(Data entries)
⁂

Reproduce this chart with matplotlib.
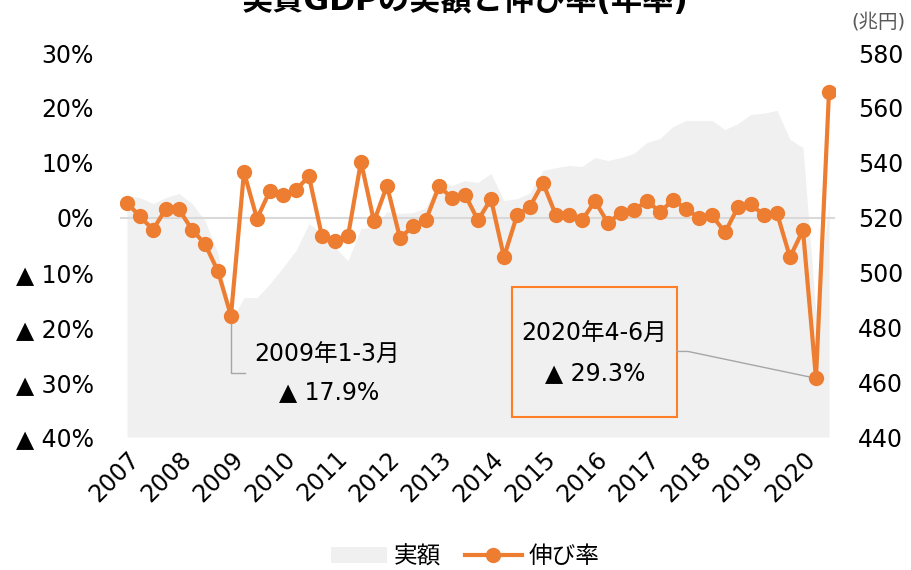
import numpy as np
import matplotlib
matplotlib.use("Agg")
import matplotlib.pyplot as plt
from matplotlib.lines import Line2D
from matplotlib.patches import Patch, Rectangle

plt.rcParams['font.family'] = ['DejaVu Sans', 'Noto Sans CJK JP']

# quarterly data, 2007 Q1 .. 2020 Q3
years = list(range(2007, 2021))
growth = [2.7, 0.2, -2.2, 1.6, 1.5, -2.2, -4.8, -9.8, -17.9, 8.3,
          -0.2, 4.9, 4.2, 5.1, 7.5, -3.4, -4.3, -3.4, 10.2, -0.7,
          5.8, -3.7, -1.6, -0.4, 5.7, 3.6, 4.2, -0.5, 3.4, -7.2,
          0.4, 2.0, 6.3, 0.4, 0.5, -0.5, 3.0, -1.0, 0.9, 1.3,
          3.1, 1.0, 3.2, 1.6, -0.1, 0.4, -2.7, 1.9, 2.4, 0.4,
          0.8, -7.2, -2.3, -29.3, 22.9]
real_gdp = [528.0, 527.3, 525.1, 527.3, 528.8, 525.1, 518.9, 506.9, 482.4, 490.8,
            490.8, 495.9, 501.8, 508.0, 517.8, 514.2, 509.1, 504.3, 516.0, 516.4,
            522.2, 521.5, 521.8, 523.6, 533.5, 531.7, 533.5, 532.8, 536.1, 526.2,
            526.9, 529.0, 537.2, 538.2, 539.0, 538.6, 541.9, 540.8, 541.9, 543.4,
            547.4, 548.8, 553.2, 555.4, 555.4, 555.4, 552.1, 554.3, 557.6, 558.0,
            559.1, 548.5, 545.5, 485.0, 525.0]
pct_ticks = [-40, -30, -20, -10, 0, 10, 20, 30]
yen_ticks = [440, 460, 480, 500, 520, 540, 560, 580]

ORANGE = '#ED7D31'
AREA = '#F0F0F0'

x = np.arange(len(growth))

fig = plt.figure(figsize=(9.12, 5.7), dpi=100)
# area axes (drawn first, behind)
ax = fig.add_axes([0.1321, 0.2333, 0.7840, 0.6737])
ax2 = ax.twinx()

ax.fill_between(x, 440, real_gdp, color=AREA, lw=0)
ax.set_ylim(440, 580)
ax.set_xlim(-0.5, len(x) - 0.5)

ax2.axhline(0, color='#D9D9D9', lw=1.5, zorder=1)
ax2.plot(x, growth, color=ORANGE, lw=3, marker='o', ms=10, zorder=3)
ax2.set_ylim(-40, 30)

# swap sides: % on the left, 兆円 on the right
ax.yaxis.tick_right()
ax2.yaxis.tick_left()
ax.set_yticks(yen_ticks)
ax.set_yticklabels([str(v) for v in yen_ticks])
ax2.set_yticks(pct_ticks)
ax2.set_yticklabels([f"{v}%" if v >= 0 else f"▲ {-v}%" for v in pct_ticks])

ax.set_xticks(x[::4])
ax.set_xticklabels([str(y) for y in years], rotation=45, ha='right',
                   rotation_mode='anchor')

for a in (ax, ax2):
    for s in a.spines.values():
        s.set_visible(False)
ax.tick_params(axis='y', length=0, pad=16, labelsize=17, colors='#000000')
ax2.tick_params(axis='y', length=0, pad=19, labelsize=17, colors='#000000')
ax.tick_params(axis='x', length=0, pad=7, labelsize=17)

# callout 2009 Q1
i09 = 8
ax2.plot([i09, i09, i09 + 1.1], [growth[i09], -28.3, -28.3], color='#A6A6A6', lw=1, zorder=2)
ax.text(0.289, 0.214, "2009年1-3月", transform=ax.transAxes, ha='center', va='center', fontsize=17)
ax.text(0.292, 0.117, "▲ 17.9%", transform=ax.transAxes, ha='center', va='center', fontsize=17)

# callout 2020 Q2
i20 = 53
ax.add_patch(Rectangle((0.5476, 0.052), 0.2308, 0.3385, transform=ax.transAxes,
                       fill=False, edgecolor='#FF7F27', lw=1.5, zorder=4))
ax2.plot([42.3, 43.15, i20], [-24.4, -24.4, growth[i20]], color='#A6A6A6', lw=1, zorder=2)
ax.text(0.662, 0.268, "2020年4-6月", transform=ax.transAxes, ha='center', va='center', fontsize=17)
ax.text(0.664, 0.167, "▲ 29.3%", transform=ax.transAxes, ha='center', va='center', fontsize=17)

fig.text(0.51, 0.982, "実質GDPの実額と伸び率(年率)", ha='center', va='baseline',
         fontsize=22.5, fontweight='bold')
fig.text(0.963, 0.962, "(兆円)", ha='center', va='center', fontsize=14, color='#595959')

handles = [Patch(facecolor=AREA, edgecolor='none'),
           Line2D([], [], color=ORANGE, lw=3, marker='o', ms=10)]
fig.legend(handles, ["実額", "伸び率"], loc='center', bbox_to_anchor=(0.51, 0.024),
           ncol=2, frameon=False, fontsize=17, handlelength=2.4, columnspacing=1.0,
           handletextpad=0.3)

fig.savefig("out.png", dpi=100)
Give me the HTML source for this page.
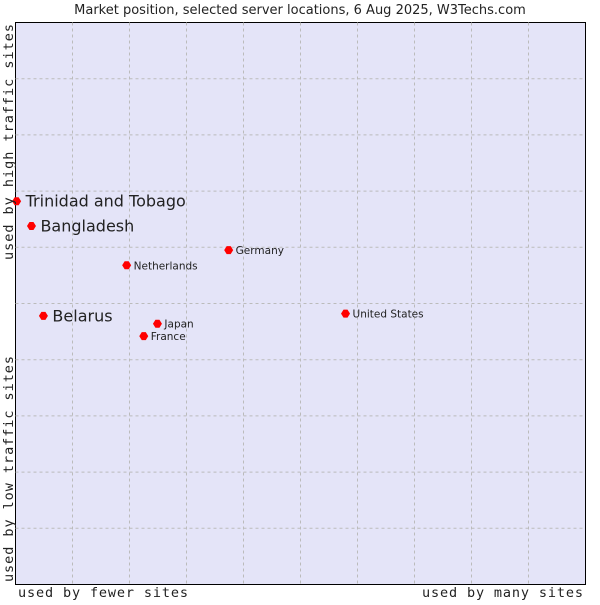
<!DOCTYPE html>
<html><head><meta charset="utf-8"><style>
body{margin:0;background:#fff;width:600px;height:600px;overflow:hidden}
svg text{font-family:"DejaVu Sans","Liberation Sans",sans-serif;fill:#222}
.mono{font-family:"DejaVu Sans Mono","Liberation Mono",monospace}
</style></head><body>
<svg id="chart" width="600" height="600">
<text x="300" y="14" text-anchor="middle" font-size="13">Market position, selected server locations, 6 Aug 2025, W3Techs.com</text>
<rect x="15.5" y="22.5" width="570" height="562" fill="#e4e4f8" stroke="#000"/>
<g id="grid"></g>
<g id="points"></g>
<text class="mono" x="18" y="597" font-size="13.5" textLength="170">used by fewer sites</text>
<text class="mono" x="422" y="597" font-size="13.5" textLength="161">used by many sites</text>
<text class="mono" transform="translate(13,260) rotate(-90)" font-size="13.5" textLength="236">used by high traffic sites</text>
<text class="mono" transform="translate(13,582) rotate(-90)" font-size="13.5" textLength="226">used by low traffic sites</text>
</svg>
<script>
const names=["Trinidad and Tobago","Bangladesh","Belarus","Netherlands","Germany","Japan","France","United States"];
const xVals=[0.2,2.8,4.9,19.5,37.4,24.9,22.5,57.9];
const yVals=[68.2,63.8,47.8,56.8,59.5,46.4,44.2,48.2];
const bigLabel=[true,true,true,false,false,false,false,false];
const X0=15.5,X1=585.5,Y0=584.5,Y1=22.5;
const sx=v=>X0+(X1-X0)*v/100, sy=v=>Y0-(Y0-Y1)*v/100;
const ns="http://www.w3.org/2000/svg";
const g=document.getElementById('grid');
for(let i=1;i<10;i++){
 const l=document.createElementNS(ns,'line');
 
 
 const x=sx(i*10);l.setAttribute('x1',x);l.setAttribute('x2',x);l.setAttribute('y1',Y1);l.setAttribute('y2',Y0);
 l.setAttribute('stroke','#bbb');l.setAttribute('stroke-dasharray','3,3');g.appendChild(l);
 const h=document.createElementNS(ns,'line');
 
 
 const y=sy(i*10);h.setAttribute('y1',y);h.setAttribute('y2',y);h.setAttribute('x1',X0);h.setAttribute('x2',X1);
 h.setAttribute('stroke','#bbb');h.setAttribute('stroke-dasharray','3,3');g.appendChild(h);
}
const p=document.getElementById('points');
names.forEach((n,i)=>{
 const x=sx(xVals[i]),y=sy(yVals[i]);
 const d=document.createElementNS(ns,'path');
 
 
 d.setAttribute('d',`M${x-4.5},${y} L${x-2},${y-4} L${x+2},${y-4} L${x+4.5},${y} L${x+2},${y+4} L${x-2},${y+4} Z`);
 d.setAttribute('fill','#f00');p.appendChild(d);
 const t=document.createElementNS(ns,'text');
 
 
 const big=bigLabel[i];
 t.setAttribute('x',x+(big?9:7));t.setAttribute('y',y+(big?5.5:4));
 t.setAttribute('font-size',big?16:10.5);t.textContent=n;p.appendChild(t);
});
</script>
</body></html>
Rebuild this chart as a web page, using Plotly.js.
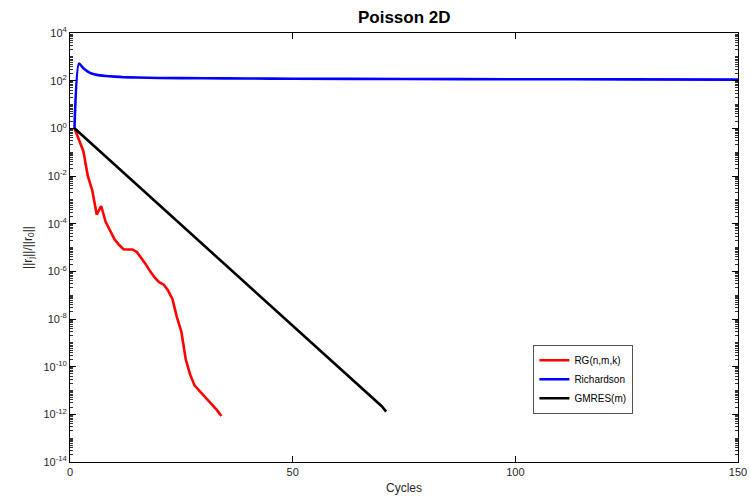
<!DOCTYPE html>
<html>
<head>
<meta charset="utf-8">
<script src="https://cdn.plot.ly/plotly-3.0.1.min.js"></script>
<style>html,body{margin:0;padding:0;background:#fff;}#chart{width:750px;height:499px;}</style>
</head>
<body>
<div id="chart"></div>
<script>
// RG(n,m,k)
const rgCycles = [1, 2, 3, 4, 5, 6, 7, 8, 9, 10, 11, 12, 13, 14, 15, 16, 17, 18, 19, 20, 21, 22, 23, 24, 25, 26, 27, 28, 29, 30, 31, 32, 33, 34];
const rgValues = [1, 3.0e-1, 1.1e-1, 1.0e-2, 2.5e-3, 2.4e-4, 5.5e-4, 1.2e-4, 5.0e-5, 2.2e-5, 1.3e-5, 8.5e-6, 8.3e-6, 8.3e-6, 6.5e-6, 3.8e-6, 2.0e-6, 1.0e-6, 5.5e-7, 3.5e-7, 2.8e-7, 1.6e-7, 7.0e-8, 1.2e-8, 3.0e-9, 2.0e-10, 4.5e-11, 1.6e-11, 1.0e-11, 6.5e-12, 4.0e-12, 2.5e-12, 1.5e-12, 8.5e-13];
// Richardson
const richCycles = [1, 2, 3, 4, 5, 6, 8, 10, 12, 15, 20, 30, 40, 50, 75, 100, 125, 150];
const richValues = [1, 520, 330, 240, 195, 175, 158, 148, 140, 135, 130, 126, 123, 121, 118, 115, 113, 111];
// GMRES(m)
const gmresCycles = [1, 10, 20, 30, 40, 50, 60, 70, 71];
const gmresValues = [1, 3.0e-2, 6.3e-4, 1.3e-5, 2.6e-7, 5.4e-9, 1.1e-10, 2.2e-12, 1.3e-12];

const yTickVals = [1e4, 1e2, 1e0, 1e-2, 1e-4, 1e-6, 1e-8, 1e-10, 1e-12, 1e-14];
const yTickText = ['10<sup>4</sup>', '10<sup>2</sup>', '10<sup>0</sup>', '10<sup>-2</sup>', '10<sup>-4</sup>', '10<sup>-6</sup>', '10<sup>-8</sup>', '10<sup>-10</sup>', '10<sup>-12</sup>', '10<sup>-14</sup>'];
const xTickVals = [0, 50, 100, 150];

// minor tick positions for the log axis (2..9 times each power of ten, plus odd decades)
const minorTickVals = [];
for (let e = -14; e < 4; e++) {
  for (let m = 1; m <= 9; m++) {
    if (m === 1 && e % 2 === 0) continue;
    minorTickVals.push(m * Math.pow(10, e));
  }
}

const traces = [
  {x: rgCycles, y: rgValues, name: 'RG(n,m,k)', mode: 'lines', line: {color: '#ff0000', width: 2.6}},
  {x: richCycles, y: richValues, name: 'Richardson', mode: 'lines', line: {color: '#0000ff', width: 2.6, shape: 'spline', smoothing: 0.6}},
  {x: gmresCycles, y: gmresValues, name: 'GMRES(m)', mode: 'lines', line: {color: '#000000', width: 2.6}}
];

const layout = {
  width: 750, height: 499,
  margin: {l: 70, r: 12, t: 33, b: 37},
  paper_bgcolor: '#fff', plot_bgcolor: 'rgba(0,0,0,0)',
  font: {family: 'Liberation Sans, Arial, sans-serif', color: '#262626', size: 11},
  showlegend: true,
  title: {text: '<b>Poisson 2D</b>', x: 0.539, xanchor: 'center', y: 0.965, yanchor: 'middle', font: {size: 17, color: '#000'}},
  xaxis: {
    range: [0, 150], tickmode: 'array', tickvals: xTickVals, ticks: 'inside', ticklen: 6, tickwidth: 1, tickcolor: '#000',
    showline: true, linecolor: '#000', linewidth: 1, mirror: 'allticks', showgrid: false, zeroline: false, layer: 'above traces',
    tickfont: {size: 11, color: '#262626'},
    title: {text: 'Cycles', font: {size: 12, color: '#262626'}, standoff: 6}
  },
  yaxis: {
    type: 'log', range: [-14, 4], tickmode: 'array', tickvals: yTickVals, ticktext: yTickText, ticks: 'inside', ticklen: 6, tickwidth: 1, tickcolor: '#000',
    showline: true, linecolor: '#000', linewidth: 1, mirror: 'allticks', showgrid: false, zeroline: false, layer: 'above traces',
    tickfont: {size: 11, color: '#262626'},
    minor: {tickmode: 'array', tickvals: minorTickVals, ticks: 'inside', ticklen: 3, tickwidth: 1, tickcolor: '#333', showgrid: false},
    title: {text: '||r<sub>j</sub>||/||r<sub>0</sub>||', font: {size: 12, color: '#262626'}, standoff: 8}
  },
  legend: {
    x: 0.694, y: 0.273, xanchor: 'left', yanchor: 'top',
    bgcolor: '#fff', bordercolor: '#262626', borderwidth: 0.8,
    font: {size: 10, color: '#000'}, itemwidth: 30, tracegroupgap: 0
  }
};

Plotly.newPlot('chart', traces, layout, {displayModeBar: false});
</script>
</body>
</html>
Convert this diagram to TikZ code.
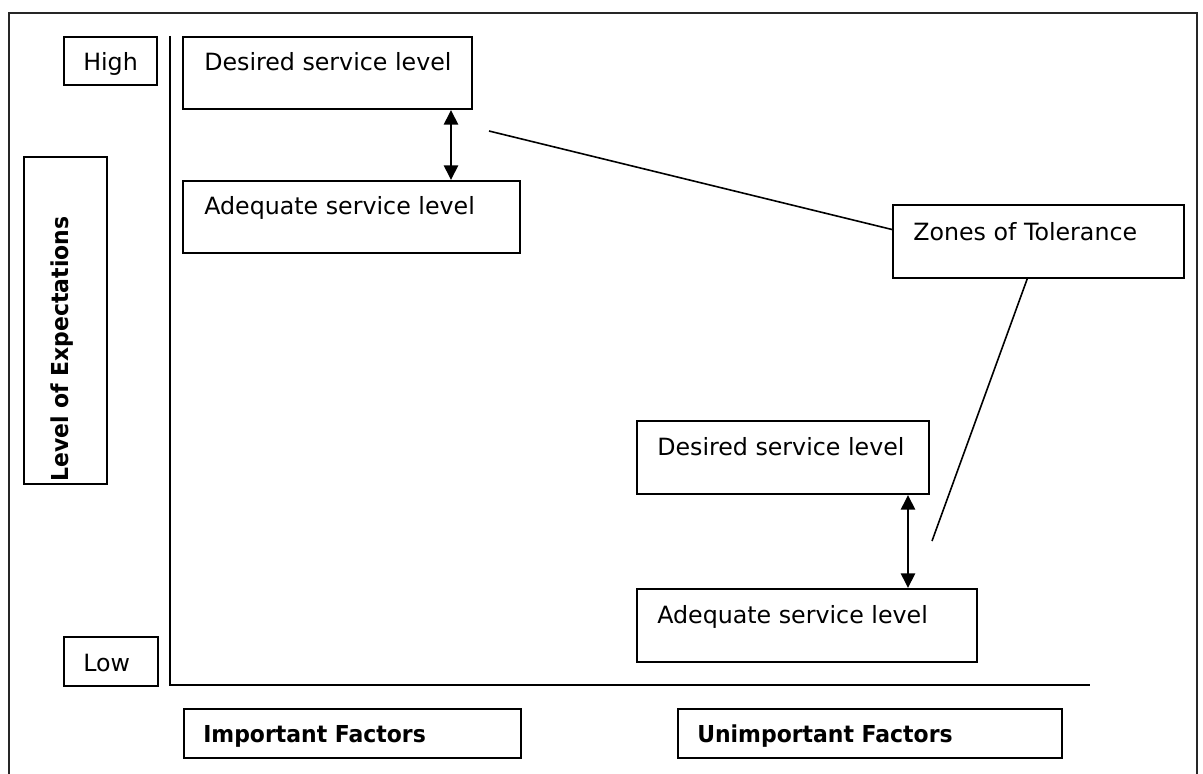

⁂

Quote the records above exactly, from the first line through the line containing "plt.rcParams['font.family'] = ['DejaVu", and leave out the pictures.

Reproduce this chart with matplotlib.
import numpy as np
import matplotlib
matplotlib.use("Agg")
import matplotlib.pyplot as plt
from matplotlib.lines import Line2D
from matplotlib.patches import Patch, Rectangle

plt.rcParams['font.family'] = ['DejaVu Sans', 'Noto Sans CJK JP']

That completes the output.